Netanyahu, Transportation Minister Deal Paves the Way for Likud Leadership Vote

The agreement, which was approved by the party tribunal, stipulates that a special majority (more than 50 percent of committee members) will be needed to form a joint Knesset slate with another party.

Prime Minister Benjamin Netanyahu, December 14, 2015.
Olivieh Fitoussi

The Likud Central Committee must approve any joint lists with other parties, according to an agreement between Prime Minister Benjamin Netanyahu and Transportation and Intelligence Minister Yisrael Katz, who chairs the Likud secretariat.

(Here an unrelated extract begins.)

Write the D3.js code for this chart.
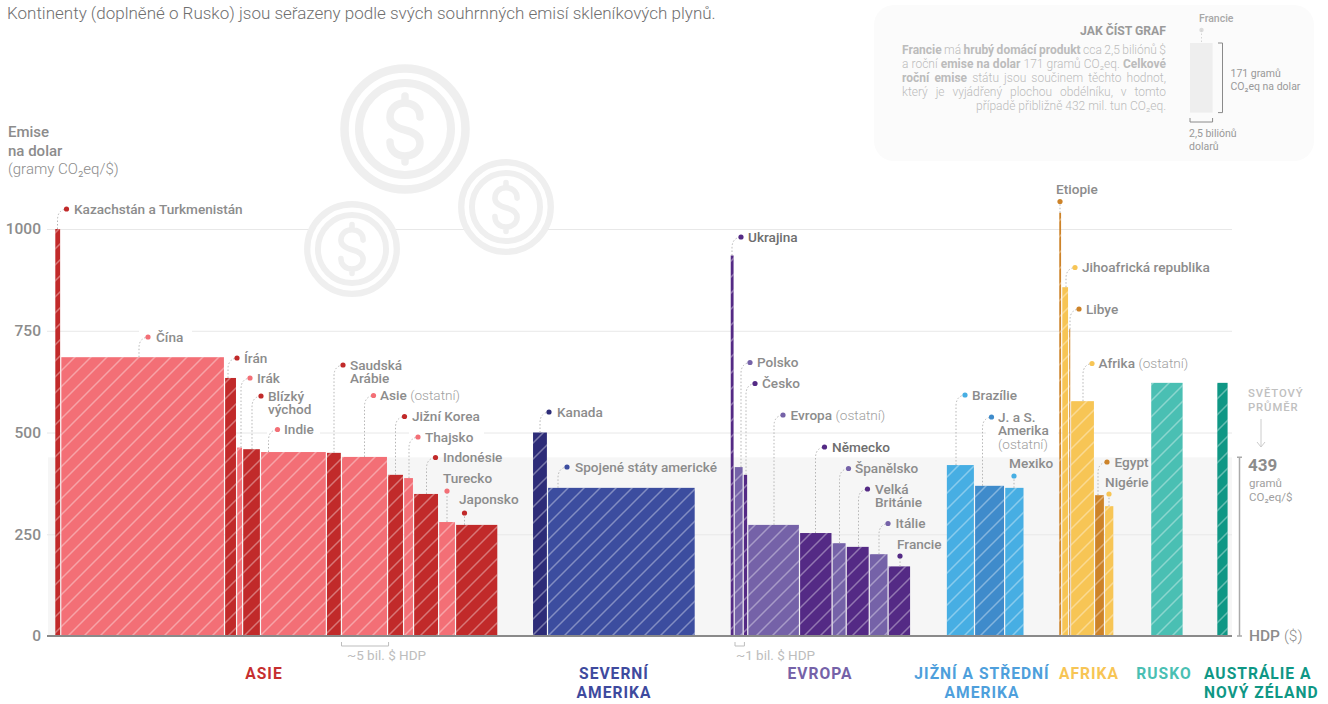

The agreement, which was approved by the party tribunal, stipulates that a special majority (more than 50 percent of committee members) will be needed to form a joint Knesset slate with another party. In exchange, Katz promised to support Netanyahu’s motion for early leadership elections for Likud.

Katz had been staunchly opposed to bringing up the date of the election. The condition dictated by Netanyahu blocks a joint run with other parties in the next general election and shoots down his initiative to form a “Republican Party,” envisioned as a multi-party right-wing bloc, before the next general election.

Katz seeks to block a move to unite with parties such as Yisrael Beiteinu, Habayit Hayehudi or Kulanu in a so-called zipper arrangement, in which representatives from all the partner parties would be guaranteed high places on the slate.

On Sunday, Katz sent an announcement to Likud Central Committee members, who will vote Monday on bringing the party leadership election forward.

“Even today I oppose the idea of reserving slots for other parties on the Likud list at the expense of Likud candidates,” Katz said, adding that he will support Netanyahu’s early-primary proposal as long as it does not enable an end run around the party constitution’s special-majority requirement.

Netanyahu recently asked Kulanu chairman Finance Minister Moshe Kahlon to consider running with Likud in the next general election. Some prominent Likudniks were concerned that the prime minister might try to bring in additional right-wing parties as well. Sources close to Katz made it clear that Katz will take action against Netanyahu if the prime minister does not promise unequivocally that Likud will run independently in the next general election.